My angels? Without thinking??!!? Oma, maybe. Lassie. Sanji. Bonnie. Daddy. Even Jarv? But oh goodness–how do I do it without thinking? Angels are not supposed to be spirits of loved ones who’ve died but their own “species,” so to speak. I have a hunch it is because of angels I no longer feel alone the way I used to, though maybe growing up has a part in that, too. I imagine angels disguised as birds in my life–the beat of the raven’s wings near my head, the kestrel’s call, that silvered moment when I watched the barn owl’s silent glide in the night, lit by the lights shooting up from the ground at the house on the corner. I imagine a fat angel in a white dress perched on the wooden fence between my home and my landlord’s. She has yellow hair, like the felt angel Mami gave me years ago with the wild yellow curls who hangs on my front gate at Christmas.

[Editor’s note: This is another writing prompt from before I moved into my trailer. Things, as you can see, will be a bit of a hodgepodge while I work toward still meeting my original commitment of 55 posts while I’m 55 in spite of my huge lapse this year. ;-)

I am thinking of working with prompts for going forward, too. I think this is the last of the older ones. I thought some of you might enjoy having the prompts themselves, though I’m afraid I don’t have attributions for these last few.]

Bittersweet (30)

Melancholy
bends and twists
and bows
lilac after an early summer rain.
Touch it
smooth and hard
like sea glass.
Melancholy
a deep blue green
water
in Greece.
Melancholy
tastes like tree bark
like tea brewed from bitter roots
without enough honey
like artichokes.
It rings like chimes
in a light breeze
at dusk.

I Want To Write About . . . (28)

Begin with the phrase, “I want to write about. . . .” Go.

I want to write about frogs and waffles, the way frogs come overnight in the ditches beside country highways after a summer rain, and you can hear them, thousands of frog voices all at once, when you drive along with the windows rolled down, and waffles crisp on the outside, pockets filled with melted butter, and you pour real maple syrup over it all and eat fast so they don’t get soggy. I want to write about trampolines. I remember how Del’s family had one flush with the ground in their front yard in La Crescenta. I loved that, not having that extra height of it being off the ground. I want to try one again after I’ve done more yoga and become less and less tight, less constricted in my movements. And oh! The trapeze! I’d forgotten about the low-flying trapeze and how somehow I was light enough and strong enough to move from one to the other in a large circle around Terri’s Berkeley studio all those years ago, like flying, like music, like being in synch, “aligned with something larger” as my blog reader wrote. I want to be that person again who can move around the room on the trapeze. I want to write about fossils. Fossils?!!? I would still like to go on a dig someday. And there is something to be said for holding a piece of life in your hands, rubbing your fingers against its roughness, along its ridges. I want to write about rain spouts in Ajijic.

Time’s up.

Write About Home? (27)

Write about home. That was the writing prompt on April 17th, 2012. Ten minutes. Go.
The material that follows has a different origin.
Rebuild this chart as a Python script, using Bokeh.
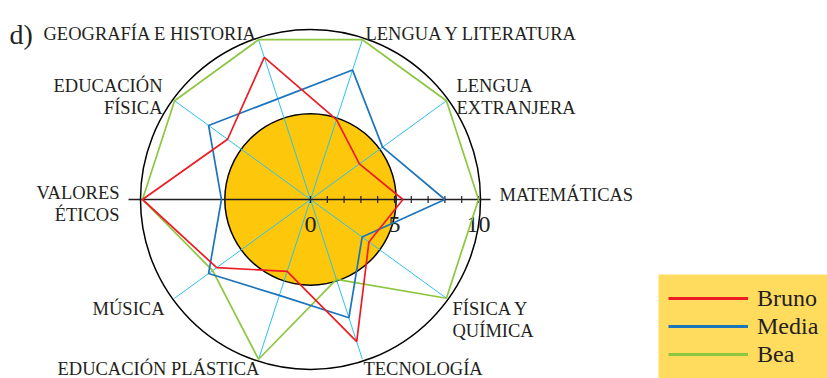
import numpy as np
from bokeh.plotting import figure
from bokeh.models import Range1d, Legend, LegendItem
from bokeh.core.properties import value
from bokeh.embed import file_html
from bokeh.resources import INLINE

# ---- data ----
categories = ["MATEMÁTICAS", "LENGUA EXTRANJERA", "LENGUA Y LITERATURA",
              "GEOGRAFÍA E HISTORIA", "EDUCACIÓN FÍSICA", "VALORES ÉTICOS",
              "MÚSICA", "EDUCACIÓN PLÁSTICA", "TECNOLOGÍA", "FÍSICA Y QUÍMICA"]
bruno = [5.5, 3.6, 5.0, 8.9, 6.1, 10, 6.9, 4.5, 8.9, 4.3]
media = [8.0, 5.3, 8.1, 6.3, 7.5, 5.3, 7.5, 6.0, 7.4, 3.8]
bea = [10, 10, 10, 10, 10, 10, 7.2, 10, 5.0, 10]
series_names = ["Bruno", "Media", "Bea"]
scale_max = 10
tick_values = list(range(0, 11))
tick_labels = ["0", "5", "10"]
tick_label_values = [0, 5, 10]
reference_level = 5.1

# ---- layout helpers (picture px -> data units) ----
U = 16.8
CX, CY = 310.0, 199.0
W, H = 827, 378


def X(px):
    return (px - CX) / U


def Y(py):
    return (CY - py) / U


FONT = "Liberation Serif"
TXT = "#231F20"
RED, BLUE, GREEN, CYAN = "#ED1C24", "#1C75BC", "#8DC63F", "#29C3F0"
YELLOW, LEG_BG = "#FDC70C", "#FFDB5E"

p = figure(width=W, height=H, output_backend="svg", toolbar_location=None,
           x_range=Range1d(X(0), X(W)), y_range=Range1d(Y(H), Y(0)),
           min_border=0, outline_line_color=None)
p.xaxis.visible = False
p.yaxis.visible = False
p.xgrid.visible = False
p.ygrid.visible = False

angles = np.deg2rad(np.arange(len(categories)) * 360.0 / len(categories))

# yellow reference disk
p.circle(x=[0], y=[0], radius=reference_level, fill_color=YELLOW,
         line_color="black", line_width=1.5)

# cyan spokes
p.segment(x0=np.zeros(len(angles)), y0=np.zeros(len(angles)),
          x1=scale_max * np.cos(angles), y1=scale_max * np.sin(angles),
          line_color=CYAN, line_width=1)

# outer circle
p.circle(x=[0], y=[0], radius=10.12, fill_color=None, line_color="black",
         line_width=1.5)

# horizontal axis with ticks
p.segment(x0=[X(128)], y0=[0], x1=[X(490)], y1=[0], line_color="#231F20",
          line_width=1.5)
p.segment(x0=tick_values, y0=[-0.21] * len(tick_values), x1=tick_values,
          y1=[0.21] * len(tick_values), line_color="#231F20", line_width=1.2)
p.text(x=tick_label_values, y=[Y(224)] * 3, text=tick_labels,
       text_font=value(FONT), text_font_size="24px", text_align="center",
       text_baseline="alphabetic", text_color=TXT)

# series
renderers = []
for vals, col in [(bea, GREEN), (media, BLUE), (bruno, RED)]:
    v = np.array(vals + vals[:1], dtype=float)
    a = np.concatenate([angles, angles[:1]])
    p.line(x=v * np.cos(a), y=v * np.sin(a), line_color=col, line_width=1.7)
    # legend proxy with thicker stroke (not drawn in the plot)
    renderers.append(p.line(x=[np.nan], y=[np.nan], line_color=col,
                            line_width=3.2))
r_bea, r_media, r_bruno = renderers

# category labels (text, left x or right x, baseline y, align)
labels = [
    ("GEOGRAFÍA E HISTORIA", 43, 33, "left"),
    ("LENGUA Y LITERATURA", 365, 33, "left"),
    ("EDUCACIÓN", 162, 85, "right"),
    ("FÍSICA", 162, 107, "right"),
    ("LENGUA", 456, 85, "left"),
    ("EXTRANJERA", 456, 107, "left"),
    ("VALORES", 119, 192, "right"),
    ("ÉTICOS", 119, 214, "right"),
    ("MATEMÁTICAS", 499, 194, "left"),
    ("MÚSICA", 164, 308, "right"),
    ("FÍSICA Y", 452, 308, "left"),
    ("QUÍMICA", 452, 330, "left"),
    ("EDUCACIÓN PLÁSTICA", 57, 368, "left"),
    ("TECNOLOGÍA", 363, 368, "left"),
]
for t, lx, by, al in labels:
    p.text(x=[X(lx)], y=[Y(by)], text=[t], text_font=value(FONT),
           text_font_size="18.5px", text_align=al, text_baseline="alphabetic",
           text_color=TXT)

p.text(x=[X(9)], y=[Y(34)], text=["d)"], text_font=value(FONT),
       text_font_size="28px", text_align="left", text_baseline="alphabetic",
       text_color=TXT)

# legend panel background
p.quad(left=[X(658)], right=[X(W)], top=[Y(274)], bottom=[Y(H)],
       fill_color=LEG_BG, line_color=None, level="underlay")

legend = Legend(items=[LegendItem(label=series_names[0], renderers=[r_bruno]),
                       LegendItem(label=series_names[1], renderers=[r_media]),
                       LegendItem(label=series_names[2], renderers=[r_bea])],
                location=(668, 10), orientation="vertical",
                padding=0, margin=0, spacing=0,
                glyph_width=80, glyph_height=28, label_height=28,
                label_standoff=9, label_text_font=FONT,
                label_text_font_size="24px", label_text_color=TXT,
                background_fill_color=LEG_BG, background_fill_alpha=0.0,
                border_line_color=None)
p.add_layout(legend)

open("out.html", "w").write(file_html(p, INLINE))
I think home for me may be anywhere I feel safe and centered and at rest. If I can feel all of these things, I can feel at home in a motel beside of a busy highway. If I’m on edge, off kilter, then I can’t rest in myself, am itchy in my skin, can’t settle. I seem to go for long stretches now where I’m at rest with myself, and then the patio cement wobbles, the windowpanes rattle, and I am on my knees, angry at myself for falling down, for trying to stand up and not being able to. I eat too much, resist the work waiting for me. Essays go ungraded, dishes make a small city in the kitchen sink. When I was much younger, I had a rule about eating for comfort. I would assemble the food beside the television. And then I’d lie on the couch and had to feel whatever it was I was needing to feel. After a good cry, the Cheetos became my reward. I miss Cheetos. Last night I ate savory rice crackers out of the bag and then a small bowl of peanut butter and brown rice syrup and lost myself in a book about Mexico. This morning I lingered in bed and the tears came. They brought me home again.